Kurtyka: Synchronizacja to wyraz solidarności Polski

29 czerwca 2018, 13:45

– To jest wyraz naszej solidarności, naszego poparcia, aby kraje bałtyckie nie pozostały odizolowaną wyspą z punktu widzenia funkcjonowania systemów elektroenergetycznych – powiedział podczas dzisiejszego śniadania prasowego, wiceminister energii, Michał Kurtyka.

Linie wysokiego napięcia. Fot. Wikimedia Commons
Linie wysokiego napięcia. Fot. Wikimedia Commons

Jak zaznaczył, synchronizacja sieci elektroenergetycznych państw bałtyckich z systemem energetycznej Europy kontynentalnej była jednym z priorytetów polityki energetycznej państw bałtyckich, ale także polityki zagranicznej. – To sukces zarówno Polski, jak i polityki europejskiej – przekonywał wiceminister energii dodając jednocześnie, że teraz będą prowadzone prace nad szczegółami dotyczącymi między innymi pracy takiego połączenia.

W podobnym tonie wypowiedział się również Tomasz Dąbrowski, wiceszef resortu energii. – Sam proces synchronizacji jest rzeczą doniosłą dla państw bałtyckich. To symboliczny moment, ponieważ oznacza fizyczne odcięcie od systemów rosyjskich i białoruskich. Proces synchronizacji pozwoli państwom bałtyckim na uzyskanie energetycznej niepodległości – mówił.

Jego zdaniem, synchronizacja przez LitPol Link 1 oraz dodatkowe połączenie stałoprądowe jest rozwiązaniem najkorzystniejszym dla Polski. – Wartością mapy drogowej jest to, że strony zgodziły się na taką a nie inną typologię sieci – mówił Dąbrowski.

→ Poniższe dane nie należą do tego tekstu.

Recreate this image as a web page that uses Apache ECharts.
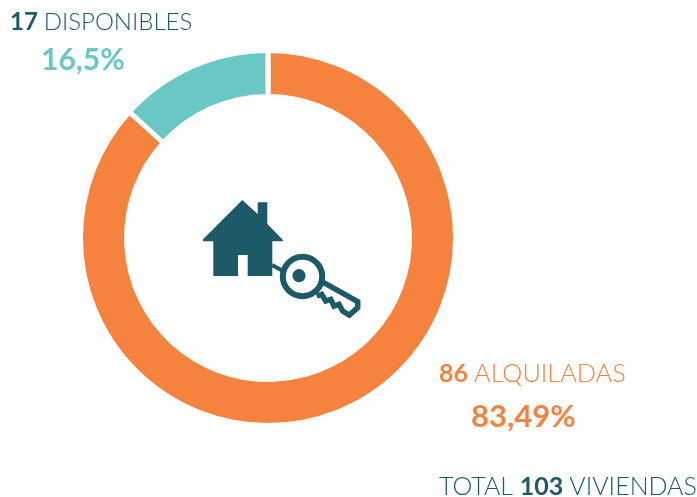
<!DOCTYPE html>
<html><head><meta charset="utf-8">
<style>html,body{margin:0;padding:0;background:#fff}#c{width:697px;height:497px}</style>
<script src="https://cdn.jsdelivr.net/npm/echarts@6/dist/echarts.min.js"></script>
</head><body><div id="c"></div>
<script>
const categories = ['ALQUILADAS', 'DISPONIBLES'];
const counts = [86, 17];
const percentLabels = ['83,49%', '16,5%'];
const total = 103;
// arc shares as drawn in the picture (teal arc spans about 47 degrees)
const arcShares = [86.75, 13.25];
const colors = ['#F5833D', '#69C8C3'];
const dark = '#1D5A69';
const font = 'Lato';

function txt(x, y, parts) {
  const rich = {}; let s = '';
  parts.forEach((p, i) => { rich['p' + i] = {fontFamily: font, fontSize: p[1], fontWeight: p[2], fill: p[3], color: p[3]}; s += '{p' + i + '|' + p[0] + '}'; });
  return {type: 'text', x, y, style: {text: s, rich, fontFamily: font, textVerticalAlign: 'middle'}};
}
const chart = echarts.init(document.getElementById('c'), null, {renderer: 'canvas'});
chart.setOption({
  animation: false,
  backgroundColor: '#fff',
  series: [{
    type: 'pie', center: [268, 238], radius: [141.5, 187.5], startAngle: 90, clockwise: true,
    label: {show: false}, labelLine: {show: false}, silent: true,
    itemStyle: {borderColor: '#fff', borderWidth: 5},
    data: categories.map((n, i) => ({name: n, value: arcShares[i], itemStyle: {color: colors[i]}}))
  }],
  graphic: [
    txt(10, 22, [[counts[1] + ' ', 24, 700, dark], [categories[1], 24, 300, dark]]),
    txt(41, 60, [[percentLabels[1], 30, 700, colors[1]]]),
    txt(439, 374, [[counts[0] + ' ', 25, 700, colors[0]], [categories[0], 25.3, 300, colors[0]]]),
    txt(471, 417, [[percentLabels[0], 31, 700, colors[0]]]),
    txt(439, 487, [['TOTAL ', 25, 300, dark], [total + ' ', 25, 700, dark], ['VIVIENDAS', 25, 300, dark]]),
    {type: 'polygon', shape: {points: [[242.3,200],[257.7,214],[257.7,202.3],[267.3,202.3],[267.3,224],[283,240],[283,241.3],[272.3,241.3],[272.3,276],[247.7,276],[247.7,255],[238,255],[238,276],[213.3,276],[213.3,241.3],[203,241.3],[203,239.3]]}, style: {fill: dark}},
    {type: 'circle', shape: {cx: 302.5, cy: 276.5, r: 19.7}, style: {fill: 'none', stroke: dark, lineWidth: 6}},
    {type: 'circle', shape: {cx: 299, cy: 275.7, r: 6.6}, style: {fill: dark}},
    {type: 'line', shape: {x1: 272, y1: 265, x2: 283, y2: 271}, style: {stroke: dark, lineWidth: 4}},
    {type: 'polyline', shape: {points: [[323.3,282.3],[357.7,301.7],[357.7,307.7],[349.3,315],[342.7,311],[339,304.3],[334,306],[330.7,299.3],[325.7,301],[321.7,294.3],[316.7,296]]}, style: {fill: 'none', stroke: dark, lineWidth: 5.5, lineJoin: 'miter'}}
  ]
});
</script></body></html>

Przypomnijmy, że wczoraj w Brukseli, przewodniczący Komisji Europejskiej, Jean Claude Juncker wraz z prezydentem Litwy, Dalią Grybauskaitė, premierem Estonii Jürim Ratasem, premierem Łotwy Mārisem Kučinskisem oraz premierem Polski Mateuszem Morawieckim, podpisali plan działań politycznych, dotyczący synchronizacji sieci elektroenergetycznych państw bałtyckich z europejską siecią kontynentalną. Proces ma się zakończyć w 2025 roku.